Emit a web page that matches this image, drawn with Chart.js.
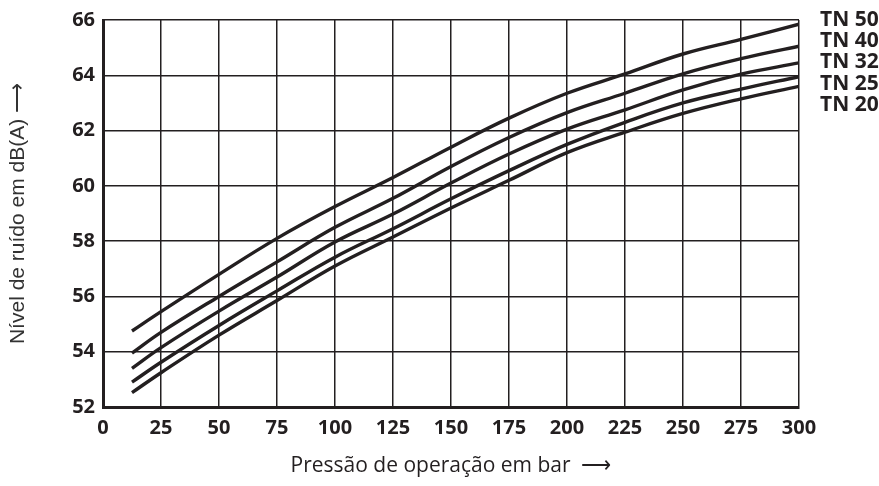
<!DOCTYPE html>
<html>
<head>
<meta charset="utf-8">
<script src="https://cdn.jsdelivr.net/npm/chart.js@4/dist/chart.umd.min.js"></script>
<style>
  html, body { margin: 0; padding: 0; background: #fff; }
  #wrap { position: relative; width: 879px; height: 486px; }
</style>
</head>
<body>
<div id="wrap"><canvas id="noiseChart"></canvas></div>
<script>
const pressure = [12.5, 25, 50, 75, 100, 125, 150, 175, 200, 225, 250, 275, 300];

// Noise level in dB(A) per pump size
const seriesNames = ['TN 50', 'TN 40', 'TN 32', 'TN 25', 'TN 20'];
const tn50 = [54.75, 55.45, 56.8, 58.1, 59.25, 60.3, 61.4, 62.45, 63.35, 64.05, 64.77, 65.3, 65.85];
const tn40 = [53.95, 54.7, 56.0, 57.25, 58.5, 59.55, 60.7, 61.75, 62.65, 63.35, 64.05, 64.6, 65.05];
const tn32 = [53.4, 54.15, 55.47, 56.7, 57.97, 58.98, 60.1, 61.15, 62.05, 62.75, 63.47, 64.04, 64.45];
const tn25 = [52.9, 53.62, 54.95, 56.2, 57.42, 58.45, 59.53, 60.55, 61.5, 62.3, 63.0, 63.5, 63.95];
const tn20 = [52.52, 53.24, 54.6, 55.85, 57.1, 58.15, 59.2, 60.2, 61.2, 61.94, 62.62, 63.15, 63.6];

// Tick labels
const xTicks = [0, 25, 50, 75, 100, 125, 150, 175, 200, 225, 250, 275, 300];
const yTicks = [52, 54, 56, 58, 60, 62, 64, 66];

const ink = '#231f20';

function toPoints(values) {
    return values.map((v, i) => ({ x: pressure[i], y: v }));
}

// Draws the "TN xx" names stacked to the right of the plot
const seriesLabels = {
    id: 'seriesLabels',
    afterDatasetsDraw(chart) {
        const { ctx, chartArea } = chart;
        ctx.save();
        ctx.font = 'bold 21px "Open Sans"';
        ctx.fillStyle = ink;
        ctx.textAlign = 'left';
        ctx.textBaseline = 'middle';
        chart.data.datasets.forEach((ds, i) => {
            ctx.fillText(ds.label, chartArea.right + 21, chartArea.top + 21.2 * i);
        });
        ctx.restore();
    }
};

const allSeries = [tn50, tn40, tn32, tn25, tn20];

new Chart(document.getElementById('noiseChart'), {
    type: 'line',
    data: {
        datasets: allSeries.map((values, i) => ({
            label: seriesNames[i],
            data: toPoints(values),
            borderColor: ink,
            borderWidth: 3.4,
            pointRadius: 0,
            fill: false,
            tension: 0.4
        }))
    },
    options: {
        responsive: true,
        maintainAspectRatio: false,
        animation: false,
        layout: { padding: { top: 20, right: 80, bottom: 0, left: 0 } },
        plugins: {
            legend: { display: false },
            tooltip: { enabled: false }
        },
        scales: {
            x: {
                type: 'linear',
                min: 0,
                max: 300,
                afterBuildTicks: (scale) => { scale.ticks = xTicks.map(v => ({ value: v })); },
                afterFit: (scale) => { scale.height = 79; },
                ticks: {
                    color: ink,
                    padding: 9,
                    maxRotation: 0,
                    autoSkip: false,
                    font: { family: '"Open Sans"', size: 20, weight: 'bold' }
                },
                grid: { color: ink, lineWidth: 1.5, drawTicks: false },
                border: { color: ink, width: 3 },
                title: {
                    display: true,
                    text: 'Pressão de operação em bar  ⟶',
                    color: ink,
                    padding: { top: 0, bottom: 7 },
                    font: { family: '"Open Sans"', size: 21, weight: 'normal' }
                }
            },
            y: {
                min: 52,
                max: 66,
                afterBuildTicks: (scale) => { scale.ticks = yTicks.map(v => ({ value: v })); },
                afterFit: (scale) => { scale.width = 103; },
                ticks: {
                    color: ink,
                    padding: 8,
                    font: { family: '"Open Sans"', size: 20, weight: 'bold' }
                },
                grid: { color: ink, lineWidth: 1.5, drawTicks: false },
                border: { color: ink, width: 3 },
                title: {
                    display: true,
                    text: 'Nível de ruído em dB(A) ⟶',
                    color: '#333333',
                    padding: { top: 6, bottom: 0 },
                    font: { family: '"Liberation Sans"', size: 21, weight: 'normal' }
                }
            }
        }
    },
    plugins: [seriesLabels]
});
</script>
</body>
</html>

_ _ _ _ _

DO THIS:
Transcribe the full listing character for character. Pictures are excluded.

WRITTEN ANSWER:
Emit a web page that matches this image, drawn with Chart.js.
<!DOCTYPE html>
<html>
<head>
<meta charset="utf-8">
<script src="https://cdn.jsdelivr.net/npm/chart.js@4/dist/chart.umd.min.js"></script>
<style>
  html, body { margin: 0; padding: 0; background: #fff; }
  #wrap { position: relative; width: 879px; height: 486px; }
</style>
</head>
<body>
<div id="wrap"><canvas id="noiseChart"></canvas></div>
<script>
const pressure = [12.5, 25, 50, 75, 100, 125, 150, 175, 200, 225, 250, 275, 300];

// Noise level in dB(A) per pump size
const seriesNames = ['TN 50', 'TN 40', 'TN 32', 'TN 25', 'TN 20'];
const tn50 = [54.75, 55.45, 56.8, 58.1, 59.25, 60.3, 61.4, 62.45, 63.35, 64.05, 64.77, 65.3, 65.85];
const tn40 = [53.95, 54.7, 56.0, 57.25, 58.5, 59.55, 60.7, 61.75, 62.65, 63.35, 64.05, 64.6, 65.05];
const tn32 = [53.4, 54.15, 55.47, 56.7, 57.97, 58.98, 60.1, 61.15, 62.05, 62.75, 63.47, 64.04, 64.45];
const tn25 = [52.9, 53.62, 54.95, 56.2, 57.42, 58.45, 59.53, 60.55, 61.5, 62.3, 63.0, 63.5, 63.95];
const tn20 = [52.52, 53.24, 54.6, 55.85, 57.1, 58.15, 59.2, 60.2, 61.2, 61.94, 62.62, 63.15, 63.6];

// Tick labels
const xTicks = [0, 25, 50, 75, 100, 125, 150, 175, 200, 225, 250, 275, 300];
const yTicks = [52, 54, 56, 58, 60, 62, 64, 66];

const ink = '#231f20';

function toPoints(values) {
    return values.map((v, i) => ({ x: pressure[i], y: v }));
}

// Draws the "TN xx" names stacked to the right of the plot
const seriesLabels = {
    id: 'seriesLabels',
    afterDatasetsDraw(chart) {
        const { ctx, chartArea } = chart;
        ctx.save();
        ctx.font = 'bold 21px "Open Sans"';
        ctx.fillStyle = ink;
        ctx.textAlign = 'left';
        ctx.textBaseline = 'middle';
        chart.data.datasets.forEach((ds, i) => {
            ctx.fillText(ds.label, chartArea.right + 21, chartArea.top + 21.2 * i);
        });
        ctx.restore();
    }
};

const allSeries = [tn50, tn40, tn32, tn25, tn20];

new Chart(document.getElementById('noiseChart'), {
    type: 'line',
    data: {
        datasets: allSeries.map((values, i) => ({
            label: seriesNames[i],
            data: toPoints(values),
            borderColor: ink,
            borderWidth: 3.4,
            pointRadius: 0,
            fill: false,
            tension: 0.4
        }))
    },
    options: {
        responsive: true,
        maintainAspectRatio: false,
        animation: false,
        layout: { padding: { top: 20, right: 80, bottom: 0, left: 0 } },
        plugins: {
            legend: { display: false },
            tooltip: { enabled: false }
        },
        scales: {
            x: {
                type: 'linear',
                min: 0,
                max: 300,
                afterBuildTicks: (scale) => { scale.ticks = xTicks.map(v => ({ value: v })); },
                afterFit: (scale) => { scale.height = 79; },
                ticks: {
                    color: ink,
                    padding: 9,
                    maxRotation: 0,
                    autoSkip: false,
                    font: { family: '"Open Sans"', size: 20, weight: 'bold' }
                },
                grid: { color: ink, lineWidth: 1.5, drawTicks: false },
                border: { color: ink, width: 3 },
                title: {
                    display: true,
                    text: 'Pressão de operação em bar  ⟶',
                    color: ink,
                    padding: { top: 0, bottom: 7 },
                    font: { family: '"Open Sans"', size: 21, weight: 'normal' }
                }
            },
            y: {
                min: 52,
                max: 66,
                afterBuildTicks: (scale) => { scale.ticks = yTicks.map(v => ({ value: v })); },
                afterFit: (scale) => { scale.width = 103; },
                ticks: {
                    color: ink,
                    padding: 8,
                    font: { family: '"Open Sans"', size: 20, weight: 'bold' }
                },
                grid: { color: ink, lineWidth: 1.5, drawTicks: false },
                border: { color: ink, width: 3 },
                title: {
                    display: true,
                    text: 'Nível de ruído em dB(A) ⟶',
                    color: '#333333',
                    padding: { top: 6, bottom: 0 },
                    font: { family: '"Liberation Sans"', size: 21, weight: 'normal' }
                }
            }
        }
    },
    plugins: [seriesLabels]
});
</script>
</body>
</html>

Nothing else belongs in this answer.